Meditative and Spiritual Practices

  • Seated meditation. Sit comfortably, close your eyes, and focus on your breath. When thoughts arise, and they will, observe them without judgment and return to the breath. Start with five minutes a day.
  • Prayer. For those who are spiritually inclined, prayer is mindfulness with a relational dimension. It’s an honest conversation that quiets the mind, humbles the heart, and reorients your day around something bigger than yourself.
  • Reading the Bible. For those whose faith is rooted in Scripture, reading the Bible is a natural companion to prayer. It invites stillness, reflection, and a deepening of perspective — a practice that anchors the mind and nourishes the spirit.
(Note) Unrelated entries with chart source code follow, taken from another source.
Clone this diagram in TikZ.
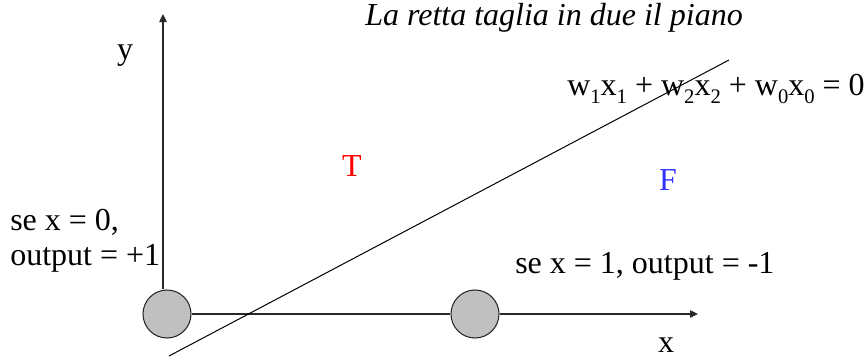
\documentclass[tikz,border=0pt]{standalone}
\usepackage{fontspec}
\setmainfont{Liberation Serif}
\usetikzlibrary{arrows.meta}
\newcommand{\sbs}[1]{\raisebox{-6.5pt}{\fontsize{15.5}{16}\selectfont #1}}
\definecolor{axiscol}{RGB}{40,40,40}
\definecolor{circfill}{RGB}{192,192,192}
\definecolor{fblue}{RGB}{51,51,255}
\begin{document}
\begin{tikzpicture}[x=0.75pt,y=-0.75pt,
  lbl/.style={inner sep=0pt,font=\fontsize{24}{27}\selectfont},
  axis/.style={draw=axiscol,line width=1pt,-{Triangle[length=6pt,width=5.5pt]}},
  axisline/.style={draw=axiscol,line width=1pt},
  dot/.style={circle,draw=axiscol,line width=0.8pt,fill=circfill,minimum size=36pt,inner sep=0pt},
  sepline/.style={draw=black,line width=0.75pt}]
\useasboundingbox (0,0) rectangle (868,357);
\coordinate (ytip) at (163,14);
\coordinate (xtip) at (698,314);
\coordinate (la) at (169,356);
\coordinate (lb) at (729,60);
\node[dot] (c1) at (167,314) {};
\node[dot] (c2) at (475,314) {};
\draw[axis] (ytip |- c1.north) -- (ytip);
\draw[axisline] (c1.east) -- (c2.west);
\draw[axis] (c2.east) -- (xtip);
\draw[sepline] (la) -- (lb);
\node[lbl,anchor=base] (ylab) at (125,59) {y};
\node[lbl,anchor=base] (xlab) at (666,352) {x};
\node[lbl,anchor=base] (title) at (554,26) {\itshape La retta taglia in due il piano};
\node[lbl,anchor=base west] (eq) at (567,95) {w\sbs{1}x\sbs{1} + w\sbs{2}x\sbs{2} + w\sbs{0}x\sbs{0} = 0};
\node[lbl,anchor=base,text=red] (tlab) at (352,176) {T};
\node[lbl,anchor=base,text=fblue] (flab) at (668,190) {F};
\node[lbl,anchor=base west] (s0a) at (10,230) {se x = 0,};
\node[lbl,anchor=base west] (s0b) at (10,265) {output = +1};
\node[lbl,anchor=base west] (s1) at (515,273) {se x = 1, output = -1};
\end{tikzpicture}
\end{document}
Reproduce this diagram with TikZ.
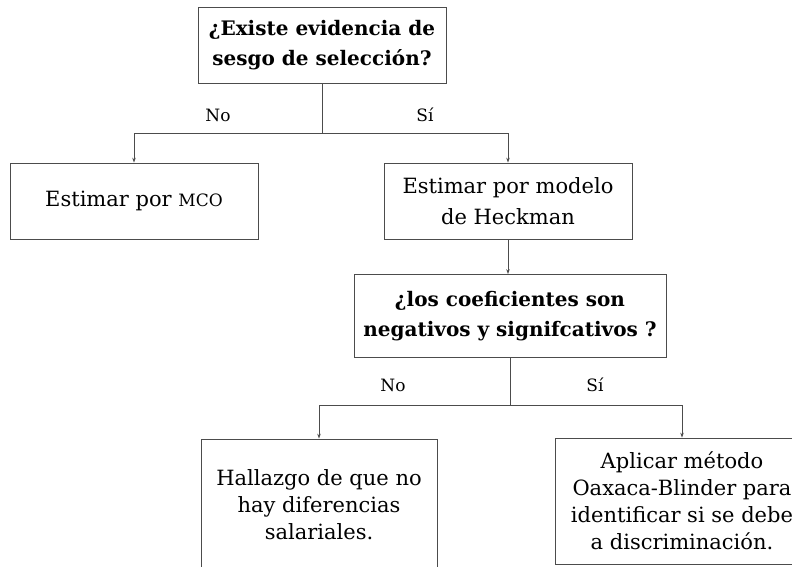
\documentclass[tikz,border=0pt]{standalone}
\usepackage{fontspec}
\setmainfont{DejaVu Serif}
\usetikzlibrary{arrows.meta, positioning}

\tikzset{
  caja/.style={draw=black!70, line width=0.8pt, align=center, inner sep=0pt,
    font=\fontsize{21}{27}\selectfont},
  pregunta/.style={caja, font=\fontsize{20}{30}\selectfont\bfseries},
  flecha/.style={draw=black!70, line width=0.7pt, -{Stealth[length=5pt,width=3.5pt]}},
  linea/.style={draw=black!70, line width=0.7pt},
  etiqueta/.style={font=\fontsize{17}{17}\selectfont},
}

\begin{document}
\begin{tikzpicture}[x=1pt, y=-1pt]
	\useasboundingbox (0,0) rectangle (792,566);
	\clip (0,0) rectangle (792,566);

	% Pregunta inicial
	\node[pregunta, minimum width=248pt, minimum height=76pt] (sesgo) at (322,45)
		{¿Existe evidencia de\\sesgo de selección?};

	% Opciones del primer nivel
	\node[caja, minimum width=248pt, minimum height=76pt] (mco) at (134,201)
		{Estimar por {\fontsize{17}{17}\selectfont MCO}};
	\node[caja, minimum width=248pt, minimum height=76pt, font=\fontsize{21}{31}\selectfont] (heck) at (508,201)
		{Estimar por modelo\\de Heckman};

	% Segunda pregunta
	\node[pregunta, minimum width=312pt, minimum height=83pt] (coef) at (510,316)
		{¿los coeficientes son\\negativos y signifcativos ?};

	% Resultados finales
	\node[caja, minimum width=236pt, minimum height=132pt] (hallazgo) at (319,505)
		{Hallazgo de que no\\hay diferencias\\salariales.};
	\node[caja, minimum width=254pt, minimum height=126pt] (oaxaca) at (682,501)
		{Aplicar método\\Oaxaca-Blinder para\\identificar si se debe\\a discriminación.};

	% Conectores
	\draw[linea] (sesgo.south) -- ++(0,50) coordinate (j1);
	\draw[flecha] (j1) -| (mco.north);
	\draw[flecha] (j1) -| (heck.north);
	\draw[flecha] (heck.south) -- (heck.south |- coef.north);
	\draw[linea] (coef.south) -- ++(0,47) coordinate (j2);
	\draw[flecha] (j2) -| (hallazgo.north);
	\draw[flecha] (j2) -| (oaxaca.north);

	% Etiquetas
	\node[etiqueta] (no1) at (218,115) {No};
	\node[etiqueta] (si1) at (425,115) {Sí};
	\node[etiqueta] (no2) at (393,385) {No};
	\node[etiqueta] (si2) at (595,385) {Sí};
\end{tikzpicture}
\end{document}
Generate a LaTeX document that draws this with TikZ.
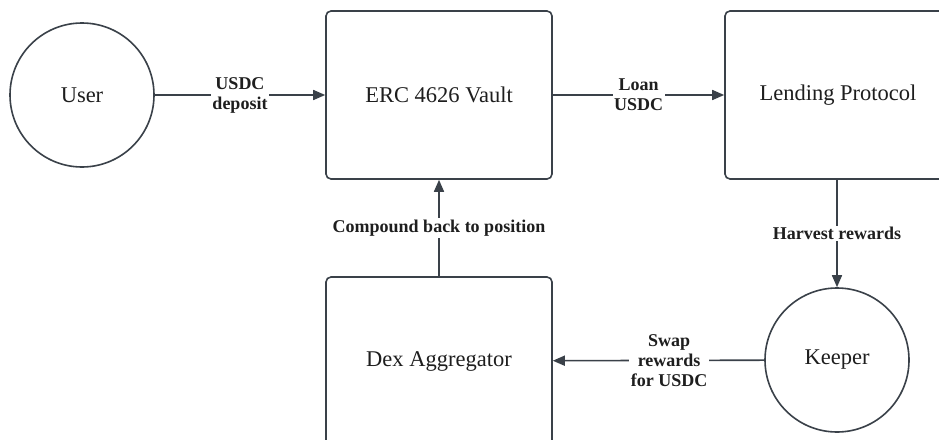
\documentclass[tikz,border=0pt]{standalone}
\usepackage{fontspec}
\setmainfont{Liberation Serif}
\usetikzlibrary{arrows.meta}
\definecolor{edgec}{HTML}{3A4149}
\definecolor{textc}{HTML}{1E1E1E}
\tikzset{
  box/.style={draw=edgec, line width=1.6pt, rounded corners=5pt, minimum width=226pt, minimum height=168pt, inner sep=0pt, text=textc, font=\fontsize{22.5}{26}\selectfont, fill=white},
  actor/.style={draw=edgec, line width=1.6pt, circle, minimum size=144pt, inner sep=0pt, text=textc, font=\fontsize{22.5}{26}\selectfont, fill=white},
  flow/.style={draw=edgec, line width=1.6pt, -{Triangle[length=12pt,width=10pt]}},
  lbl/.style={fill=white, inner sep=1.5pt, align=center, text=textc, font=\bfseries\fontsize{18}{20}\selectfont}
}
\begin{document}
\begin{tikzpicture}[x=1pt,y=-1pt]
\clip (0,0) rectangle (939,439);
\fill[white] (0,0) rectangle (939,439);
\node[actor] (user) at (82,95) {User};
\node[box] (vault) at (439,95) {ERC 4626 Vault};
\node[box] (lend) at (838,95) {Lending Protocol};
\node[box] (dex) at (439,361) {Dex Aggregator};
\node[actor] (keeper) at (837,360) {Keeper};
\draw[flow] (user) -- node[lbl] {USDC\\deposit} (vault);
\draw[flow] (vault) -- node[lbl] {Loan\\USDC} (lend);
\draw[flow] (lend.south -| keeper) -- node[lbl] {Harvest rewards} (keeper);
\draw[flow] (keeper) -- node[lbl, pos=0.45] {Swap\\rewards\\for USDC} (dex);
\draw[flow] (dex) -- node[lbl] {Compound back to position} (vault);
\end{tikzpicture}
\end{document}
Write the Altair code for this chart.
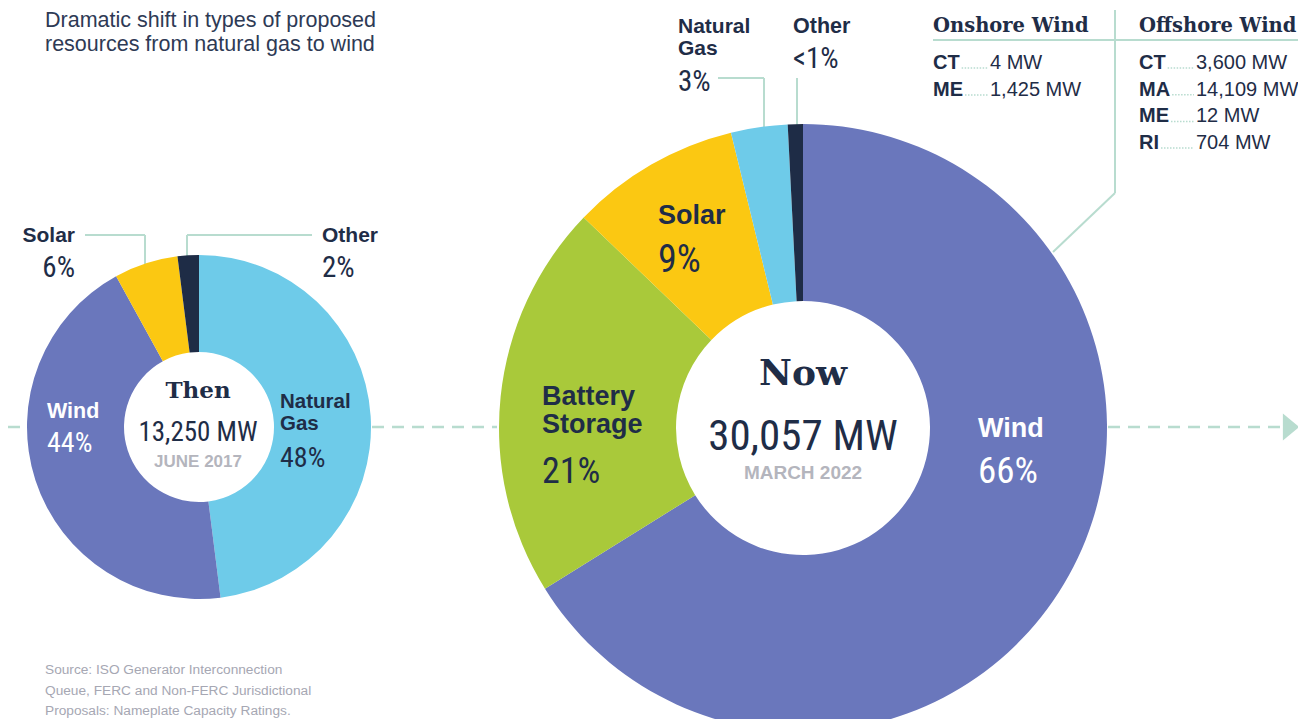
import altair as alt
import pandas as pd

# ---------------- data ----------------
title_lines = ["Dramatic shift in types of proposed", "resources from natural gas to wind"]
source_lines = ["Source: ISO Generator Interconnection",
                "Queue, FERC and Non-FERC Jurisdictional",
                "Proposals: Nameplate Capacity Ratings."]

then_categories = ["Natural Gas", "Wind", "Solar", "Other"]
then_share = [48, 44, 6, 2]
then_total = "13,250 MW"
then_date = "JUNE 2017"

now_categories = ["Wind", "Battery Storage", "Solar", "Natural Gas", "Other"]
now_share = [66, 21, 9, 3, 0.8]
now_total = "30,057 MW"
now_date = "MARCH 2022"

onshore_states = ["CT", "ME"]
onshore_mw = [4, 1425]
offshore_states = ["CT", "MA", "ME", "RI"]
offshore_mw = [3600, 14109, 12, 704]

# ---------------- styles ----------------
OFF = 8
W, H = 1290, 711
NAVY = "#1f2d47"
LEAD = "#b8dccf"
GREY_T = "#a6a7b3"
palette_domain = ["Natural Gas", "Wind", "Solar", "Battery Storage", "Other"]
palette_range = ["#6ecbe9", "#6a77bc", "#fbc812", "#a9c93a", "#1e2c46"]

SANS = "Liberation Sans, Arial, Helvetica, sans-serif"
COND = "Roboto Condensed, DejaVu Sans Condensed, sans-serif"
SERIF = "DejaVu Serif, Liberation Serif, serif"

dummy = pd.DataFrame({"d": [0]})
layers = []


def pct(v):
    return f"{v:g}%" if v >= 1 else "<1%"


def text(s, x, y, size, font=SANS, weight="bold", color=NAVY, align="left"):
    df = pd.DataFrame({"t": [s]})
    return alt.Chart(df).mark_text(
        font=font, fontSize=size, fontWeight=weight, color=color,
        align=align, baseline="alphabetic"
    ).encode(text="t:N", x=alt.value(x - OFF), y=alt.value(y - OFF))


def rule(x1, y1, x2, y2, width=2, dash=None, color=LEAD):
    kw = dict(color=color, strokeWidth=width)
    if dash:
        kw["strokeDash"] = dash
    return alt.Chart(dummy).mark_rule(**kw).encode(
        x=alt.value(x1 - OFF), y=alt.value(y1 - OFF),
        x2=alt.value(x2 - OFF), y2=alt.value(y2 - OFF))


color_enc = alt.Color("category:N",
                      scale=alt.Scale(domain=palette_domain, range=palette_range),
                      legend=None)

# dashed connector line
layers.append(rule(8, 427, 28, 427, width=2.5, dash=[12, 8]))
layers.append(rule(372, 427, 497, 427, width=2.5, dash=[12, 8]))
layers.append(rule(1108, 427, 1284, 427, width=2.5, dash=[12, 8]))
layers.append(alt.Chart(dummy).mark_point(
    shape="M-0.6,-1L0.6,0L-0.6,1Z", filled=True, size=729, color=LEAD, opacity=1
).encode(x=alt.value(1291 - OFF), y=alt.value(427 - OFF)))

# leader lines
layers += [
    rule(85, 235, 145, 235), rule(145, 235, 145, 264),
    rule(187, 235, 312, 235), rule(187, 235, 187, 257),
    rule(718, 78, 764, 78), rule(764, 78, 764, 129),
    rule(797, 78, 797, 126),
    rule(933, 40, 1306, 40),
    rule(1115, 10, 1115, 193), rule(1115, 193, 1053, 252),
]

# donuts
then_df = pd.DataFrame({"category": then_categories, "share": then_share,
                        "order": list(range(len(then_categories)))})
now_df = pd.DataFrame({"category": now_categories, "share": now_share,
                       "order": list(range(len(now_categories)))})

arc_then = alt.Chart(then_df).mark_arc(outerRadius=172, innerRadius=75).encode(
    theta=alt.Theta("share:Q", stack=True), order=alt.Order("order:Q"),
    color=color_enc, x=alt.value(199 - OFF), y=alt.value(427 - OFF))
arc_now = alt.Chart(now_df).mark_arc(outerRadius=304, innerRadius=127).encode(
    theta=alt.Theta("share:Q", stack=True), order=alt.Order("order:Q"),
    color=color_enc, x=alt.value(803 - OFF), y=alt.value(428 - OFF))
layers += [arc_then, arc_now]

# title / source
layers.append(text(title_lines[0], 45, 27, 21.5, weight="normal", color="#2e3a55"))
layers.append(text(title_lines[1], 45, 51, 21.5, weight="normal", color="#2e3a55"))
for i, s in enumerate(source_lines):
    layers.append(text(s, 45, 674 + 20.5 * i, 13.7, weight="normal", color=GREY_T))

# left donut labels
ts = dict(zip(then_categories, then_share))
layers += [
    text("Solar", 75, 242, 21, align="right"),
    text(pct(ts["Solar"]), 75, 277, 29, font=COND, weight="normal", align="right"),
    text("Other", 322, 242, 21),
    text(pct(ts["Other"]), 322, 277, 29, font=COND, weight="normal"),
    text("Natural", 280, 408, 20.5),
    text("Gas", 280, 430, 20.5),
    text(pct(ts["Natural Gas"]), 280, 467, 28, font=COND, weight="normal"),
    text("Wind", 47, 418, 21.5, color="white"),
    text(pct(ts["Wind"]), 47, 452, 28, font=COND, weight="normal", color="white"),
    text("Then", 198, 398, 23, font=SERIF, align="center"),
    text(then_total, 198, 441, 27, font=COND, weight="normal", align="center"),
    text(then_date, 198, 467, 17, color="#b4b5bd", align="center"),
]

# right donut labels
ns = dict(zip(now_categories, now_share))
layers += [
    text("Natural", 678, 33, 21),
    text("Gas", 678, 55, 21),
    text(pct(ns["Natural Gas"]), 678, 91, 29, font=COND, weight="normal"),
    text("Other", 793, 33, 21.5),
    text(pct(ns["Other"]), 793, 68, 29, font=COND, weight="normal"),
    text("Solar", 658, 224, 27),
    text(pct(ns["Solar"]), 658, 272, 38, font=COND, weight="normal"),
    text("Battery", 542, 405, 27),
    text("Storage", 542, 433, 27),
    text(pct(ns["Battery Storage"]), 542, 483, 36, font=COND, weight="normal"),
    text("Wind", 978, 437, 27, color="white"),
    text(pct(ns["Wind"]), 978, 483, 37, font=COND, weight="normal", color="white"),
    text("Now", 803, 385, 36, font=SERIF, align="center"),
    text(now_total, 803, 450, 43, font=COND, weight="normal", align="center"),
    text(now_date, 803, 479, 19, color="#b4b5bd", align="center"),
]

# wind table
layers.append(text("Onshore Wind", 933, 32, 19.5, font=SERIF))
layers.append(text("Offshore Wind", 1139, 32, 19.5, font=SERIF))

BOLD_W = {"C": .722, "T": .611, "M": .833, "E": .667, "A": .722, "R": .722, "I": .278}
ROW = 20


def table(states, mws, x_state, x_val, y0, step):
    out = []
    for i, (st, mw) in enumerate(zip(states, mws)):
        y = y0 + step * i
        w = sum(BOLD_W[c] for c in st) * ROW
        out.append(rule(x_state + w + 2, y - 1, x_val - 2, y - 1, width=1.5, dash=[1.5, 1.5]))
        out.append(text(st, x_state, y, ROW))
        out.append(text(f"{mw:,} MW", x_val, y, ROW, weight="normal"))
    return out


layers += table(onshore_states, onshore_mw, 933, 990, 69, 27)
layers += table(offshore_states, offshore_mw, 1139, 1196, 69, 26.7)

chart = alt.layer(*layers).resolve_scale(theta="independent").properties(
    width=W, height=H, padding=0, autosize="none", background="white"
).configure_view(stroke=None)

chart.save("out.html", embed_options={"renderer": "svg", "actions": False})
How to Actually Build a Mindfulness Habit

Don’t try all 20 at once. That’s a recipe for giving up by Friday. Pick two or three that resonate. Commit to them for a few weeks. Let them become part of your rhythm before adding more. Five to ten minutes a day, done consistently, outperforms hour-long sessions done sporadically. Consistency is where the real change happens.

It also helps to anchor mindfulness to things you already do. Breathwork while the coffee brews. A body scan before bed. Mindful walking on your lunch break. You don’t need to carve out more time. You need to pay more attention to the time you already have.

The Bigger Picture

These 20 mindfulness exercises and activities for adults aren’t meant to be a checklist you complete and forget. They’re a toolbox. On stressful days, reach for breathwork. When you’re disconnected from your body, try a body scan. When relationships feel strained, lean into mindful listening. The practice meets you where you are.

In my coaching work, I see the same pattern again and again. People assume they need massive life overhauls when what they actually need is the ability to be present for the life they already have. Mindfulness gives you that. It won’t erase your stress, but it will change your relationship with it. It won’t eliminate hard moments, but it will help you meet them with more steadiness.

Start small. Be honest with yourself about what you need. Don’t force it, and don’t judge your progress. As this Mindfulness Coach’s Guide for Success suggests, presence is the foundation, and everything good, better focus, stronger relationships, clearer purpose, is built on top of it. Give yourself the gift of paying attention. Your life is happening right now. Be there for it.